[PROBLEM TO WORK ON] Copy the material below verbatim from the line with "Reproduce this chart with matplotlib." to the line with "plt.savefig('out.png')", both lines included, omitting pictures and every line outside that range.

::: RECORDS FOR THE EXERCISE :::

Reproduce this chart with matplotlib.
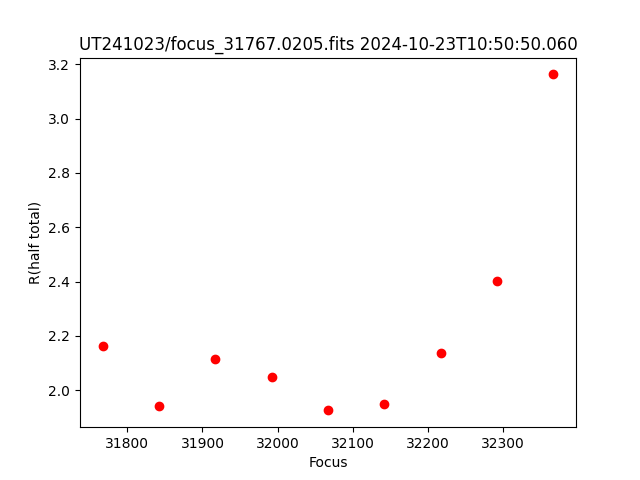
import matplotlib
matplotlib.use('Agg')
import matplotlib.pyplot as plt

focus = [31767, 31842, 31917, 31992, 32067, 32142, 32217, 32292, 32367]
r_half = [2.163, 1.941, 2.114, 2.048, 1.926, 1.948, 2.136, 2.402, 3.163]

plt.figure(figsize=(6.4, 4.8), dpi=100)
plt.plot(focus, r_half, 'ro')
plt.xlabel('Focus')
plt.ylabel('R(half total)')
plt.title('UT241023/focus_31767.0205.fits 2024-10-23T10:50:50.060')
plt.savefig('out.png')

:::
::: RECORDS FOR THE EXERCISE :::

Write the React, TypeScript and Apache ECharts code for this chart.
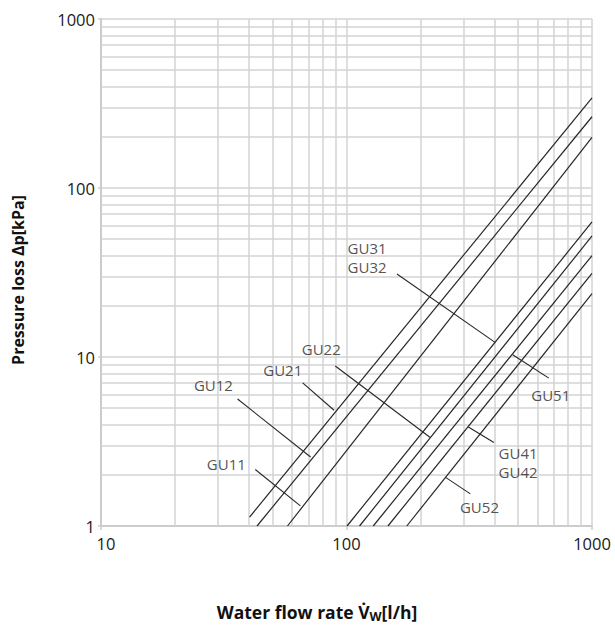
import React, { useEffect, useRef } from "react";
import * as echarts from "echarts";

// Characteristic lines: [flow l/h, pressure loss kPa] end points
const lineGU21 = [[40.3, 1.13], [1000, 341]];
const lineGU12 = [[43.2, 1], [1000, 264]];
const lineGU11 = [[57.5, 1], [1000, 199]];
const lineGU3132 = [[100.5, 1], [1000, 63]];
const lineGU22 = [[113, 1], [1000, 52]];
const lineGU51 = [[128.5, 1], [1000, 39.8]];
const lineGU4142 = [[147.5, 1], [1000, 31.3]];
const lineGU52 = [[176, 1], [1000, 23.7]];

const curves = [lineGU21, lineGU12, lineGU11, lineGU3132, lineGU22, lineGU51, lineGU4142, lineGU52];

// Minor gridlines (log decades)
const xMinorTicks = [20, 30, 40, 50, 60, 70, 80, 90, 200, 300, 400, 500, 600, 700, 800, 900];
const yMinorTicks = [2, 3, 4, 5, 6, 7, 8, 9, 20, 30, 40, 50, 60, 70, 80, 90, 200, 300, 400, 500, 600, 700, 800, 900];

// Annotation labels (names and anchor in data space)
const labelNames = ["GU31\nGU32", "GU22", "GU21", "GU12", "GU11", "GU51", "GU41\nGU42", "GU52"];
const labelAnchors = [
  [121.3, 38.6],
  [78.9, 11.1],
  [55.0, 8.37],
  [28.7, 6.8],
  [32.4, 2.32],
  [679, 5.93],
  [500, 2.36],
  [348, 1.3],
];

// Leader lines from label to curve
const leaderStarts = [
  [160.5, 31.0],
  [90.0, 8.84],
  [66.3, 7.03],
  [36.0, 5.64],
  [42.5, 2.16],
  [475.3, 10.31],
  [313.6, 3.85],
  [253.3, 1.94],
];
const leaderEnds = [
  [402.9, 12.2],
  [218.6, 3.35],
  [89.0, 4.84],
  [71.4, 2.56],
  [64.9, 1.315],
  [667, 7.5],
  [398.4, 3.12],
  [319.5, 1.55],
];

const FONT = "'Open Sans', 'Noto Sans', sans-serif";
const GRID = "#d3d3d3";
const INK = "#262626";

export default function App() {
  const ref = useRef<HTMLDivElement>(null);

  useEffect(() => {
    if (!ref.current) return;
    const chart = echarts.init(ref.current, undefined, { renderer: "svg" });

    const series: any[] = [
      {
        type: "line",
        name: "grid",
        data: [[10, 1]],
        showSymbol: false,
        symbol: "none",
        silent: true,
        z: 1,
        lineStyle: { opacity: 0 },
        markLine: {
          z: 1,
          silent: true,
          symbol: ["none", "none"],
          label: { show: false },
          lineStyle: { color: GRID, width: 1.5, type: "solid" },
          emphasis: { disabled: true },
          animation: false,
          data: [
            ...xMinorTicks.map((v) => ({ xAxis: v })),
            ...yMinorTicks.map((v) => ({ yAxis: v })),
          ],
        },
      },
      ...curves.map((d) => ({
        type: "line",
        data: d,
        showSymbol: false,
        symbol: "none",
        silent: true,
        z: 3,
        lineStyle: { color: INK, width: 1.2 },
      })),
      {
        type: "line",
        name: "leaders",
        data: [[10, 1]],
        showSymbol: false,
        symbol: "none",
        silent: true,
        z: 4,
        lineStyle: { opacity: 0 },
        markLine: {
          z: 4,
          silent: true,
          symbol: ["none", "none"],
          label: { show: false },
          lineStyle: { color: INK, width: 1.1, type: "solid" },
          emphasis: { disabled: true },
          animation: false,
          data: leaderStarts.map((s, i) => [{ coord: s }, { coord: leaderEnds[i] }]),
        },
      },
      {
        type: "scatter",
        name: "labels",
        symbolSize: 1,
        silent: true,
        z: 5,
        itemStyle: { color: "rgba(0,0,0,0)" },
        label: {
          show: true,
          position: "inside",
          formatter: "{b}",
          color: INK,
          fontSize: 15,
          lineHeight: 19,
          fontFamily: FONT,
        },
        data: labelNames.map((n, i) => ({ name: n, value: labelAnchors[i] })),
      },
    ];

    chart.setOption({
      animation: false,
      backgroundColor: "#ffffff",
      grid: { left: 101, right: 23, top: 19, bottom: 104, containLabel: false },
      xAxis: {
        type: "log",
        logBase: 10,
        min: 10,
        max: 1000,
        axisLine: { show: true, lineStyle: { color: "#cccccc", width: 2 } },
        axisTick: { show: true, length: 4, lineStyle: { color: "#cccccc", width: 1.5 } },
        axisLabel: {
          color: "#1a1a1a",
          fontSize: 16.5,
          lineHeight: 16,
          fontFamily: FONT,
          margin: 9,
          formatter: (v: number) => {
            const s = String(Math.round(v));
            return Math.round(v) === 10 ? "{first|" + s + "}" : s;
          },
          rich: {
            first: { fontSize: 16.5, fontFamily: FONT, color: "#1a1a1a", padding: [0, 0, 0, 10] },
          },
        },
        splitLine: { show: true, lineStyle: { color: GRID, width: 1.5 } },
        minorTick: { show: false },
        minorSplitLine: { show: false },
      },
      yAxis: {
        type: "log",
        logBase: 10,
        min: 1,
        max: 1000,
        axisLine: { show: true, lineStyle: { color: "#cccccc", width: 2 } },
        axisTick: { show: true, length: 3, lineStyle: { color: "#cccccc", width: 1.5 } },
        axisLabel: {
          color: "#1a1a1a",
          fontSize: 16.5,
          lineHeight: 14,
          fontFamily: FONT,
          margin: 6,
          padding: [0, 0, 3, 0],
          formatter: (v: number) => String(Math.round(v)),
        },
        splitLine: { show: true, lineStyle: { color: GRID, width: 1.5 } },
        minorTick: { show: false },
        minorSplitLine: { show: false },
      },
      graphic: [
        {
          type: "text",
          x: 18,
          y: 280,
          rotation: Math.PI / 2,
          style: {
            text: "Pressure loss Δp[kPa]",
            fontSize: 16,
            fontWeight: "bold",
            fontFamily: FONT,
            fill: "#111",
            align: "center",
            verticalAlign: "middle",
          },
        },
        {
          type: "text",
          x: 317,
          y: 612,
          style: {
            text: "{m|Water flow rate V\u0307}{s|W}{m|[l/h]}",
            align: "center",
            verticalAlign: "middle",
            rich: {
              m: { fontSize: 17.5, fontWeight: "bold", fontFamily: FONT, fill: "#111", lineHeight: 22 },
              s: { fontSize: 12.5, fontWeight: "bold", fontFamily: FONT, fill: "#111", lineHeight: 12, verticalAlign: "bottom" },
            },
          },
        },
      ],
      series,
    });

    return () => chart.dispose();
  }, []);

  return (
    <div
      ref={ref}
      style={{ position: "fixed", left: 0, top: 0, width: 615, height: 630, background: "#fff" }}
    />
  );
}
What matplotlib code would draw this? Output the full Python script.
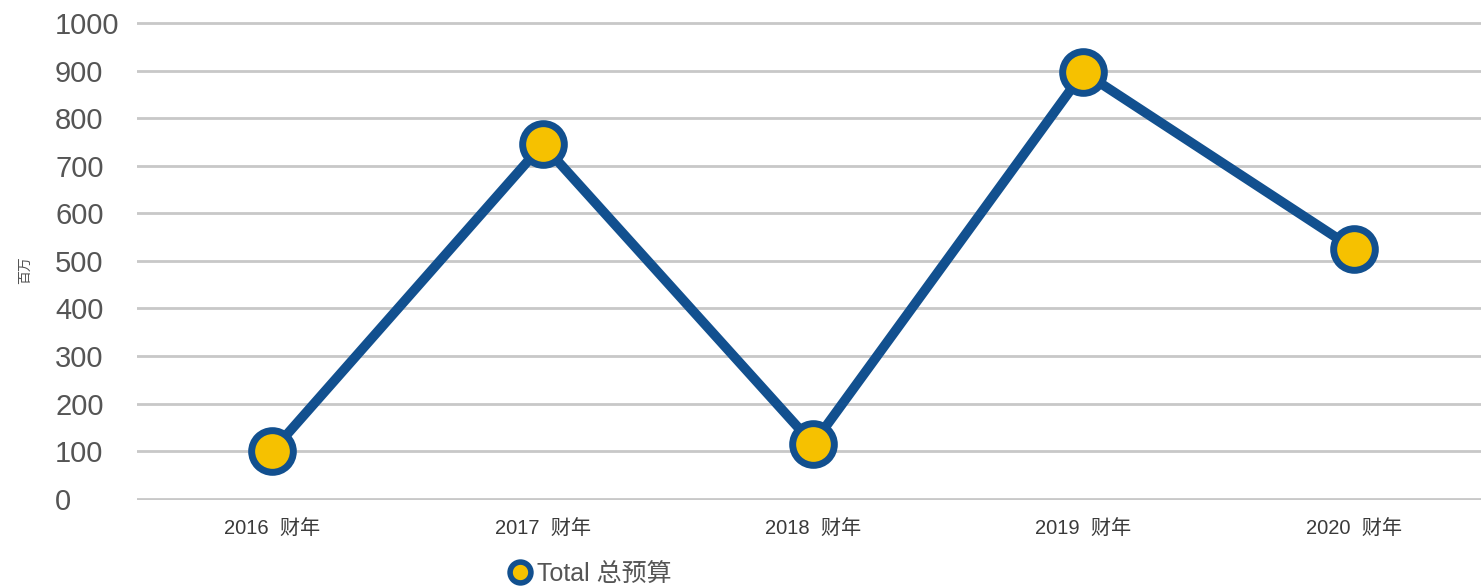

:::

[OUTPUT FOR THIS TASK]
Reproduce this chart with matplotlib.
import matplotlib
matplotlib.use('Agg')
import matplotlib.pyplot as plt

focus = [31767, 31842, 31917, 31992, 32067, 32142, 32217, 32292, 32367]
r_half = [2.163, 1.941, 2.114, 2.048, 1.926, 1.948, 2.136, 2.402, 3.163]

plt.figure(figsize=(6.4, 4.8), dpi=100)
plt.plot(focus, r_half, 'ro')
plt.xlabel('Focus')
plt.ylabel('R(half total)')
plt.title('UT241023/focus_31767.0205.fits 2024-10-23T10:50:50.060')
plt.savefig('out.png')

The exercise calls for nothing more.